Austria: Verein für österreichische Volkskunde.

Switzerland: Schweizerische Gesellschaft für Volkskunde.

Italy: Società per lo studio delle tradizioni popolari.

In addition to these, the anthropological societies devote more or less attention to folklore. Besides the publications of the societies mentioned above, minor societies or individuals are responsible for the following among others: Belgium, Wallonia; Poland, Wisla; France, Melusine (1878, 1883-1901); Bohemia, Cesky Lid; Denmark, Dania, &c.; Germany, Zeitschrift für Völkerpsychologie (1859-1890); Am Urguell (1890-1898).

(N. W. T.)


FOLLEN, AUGUST (or, as he afterwards called himself, Adolf) LUDWIG (1794-1855), German poet, was born at Giessen on the 21st of January 1794, the son of a district judge.
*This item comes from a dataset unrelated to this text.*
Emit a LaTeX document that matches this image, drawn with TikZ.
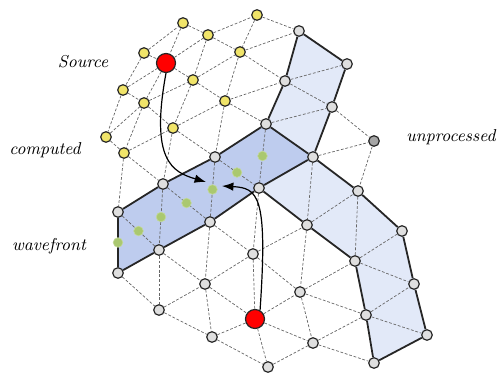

He studied theology at Giessen and law at Heidelberg, and after leaving the university edited the Elberfeld Allgemeine Zeitung. Suspected of being connected with some radical plots, he was imprisoned for two years in Berlin. When released in 1821 he went to Switzerland, where he taught in the canton school at Aarau, farmed from 1847-1854 the estate of Liebenfels in Thurgau, and then retired to Bern, where he lived till his death on the 26th of December 1855. Besides a number of minor poems he wrote Harfengrüsse aus Deutschland und der Schweiz (1823) and Malegys und Vivian (1829), a knightly romance after the fashion of the romantic school. Of his many translations, mention may be made of the Homeric Hymns in collaboration with R. Schwenck (1814), Tasso’s Jerusalem Delivered (1818) and Siegfrieds Tod from the Nibelungenlied (1842); he also collected and translated Latin hymns and sacred poetry (1819). In 1846 he published a brief collection of sonnets entitled An die gottlosen Nichtswüteriche. This was aimed at the liberal philosopher Arnold Ruge, and was the occasion of a literary duel between the two authors. Follen’s posthumous poem Tristans Eltern (1857) may also be mentioned, but his best-known work is a collection of German poetry entitled Bildersaal deutscher Dichtung (1827).


FOLLEN, KARL (1795-1840), German poet and patriot, brother of A.L. Follen, was born at Romrod in Hesse-Darmstadt, on the 5th of September 1795. He first studied theology at Giessen, but after the campaign of 1814, in which, like his brother August, he took part as a Hessian volunteer, began the study of jurisprudence, and in 1818 established himself as Privatdocent of civil law at Giessen. Owing to being suspected of political intrigues, he removed to Jena, and thence, after the assassination of Kotzebue, fled to France. Here again the political murder of the duc de Berry, on the 14th of January 1820, led to Follen being regarded as a suspect, and he accordingly took refuge in Switzerland, where he taught for a while at the cantonal school at Coire and at the university of Basel; but the Prussian authorities imperatively demanding his surrender, he sought in 1824 the hospitality of the United States of America. Here he became an instructor in German at Harvard in 1825, and in 1830 obtained an appointment as professor of German language and literature there; but his anti-slavery agitation having given umbrage to the authorities, he forfeited his post in 1835, and was ordained Unitarian minister of a chapel at Lexington in Massachusetts in 1836. He perished at sea on board a steamboat which was totally consumed by fire while on a voyage from New York to Boston, on the night of the 13th-14th of January 1840. Follen was the author of several celebrated patriotic songs written in the interests of liberty. The best is perhaps Horch auf, ihr Fürsten! Du Volk, horch auf! of which Johannes Wit, called von Dörring (1800-1863), was long, though erroneously, considered the author. It was published in A.L. Follen’s collection of patriotic songs, Freie Stimmen frischer Jugend.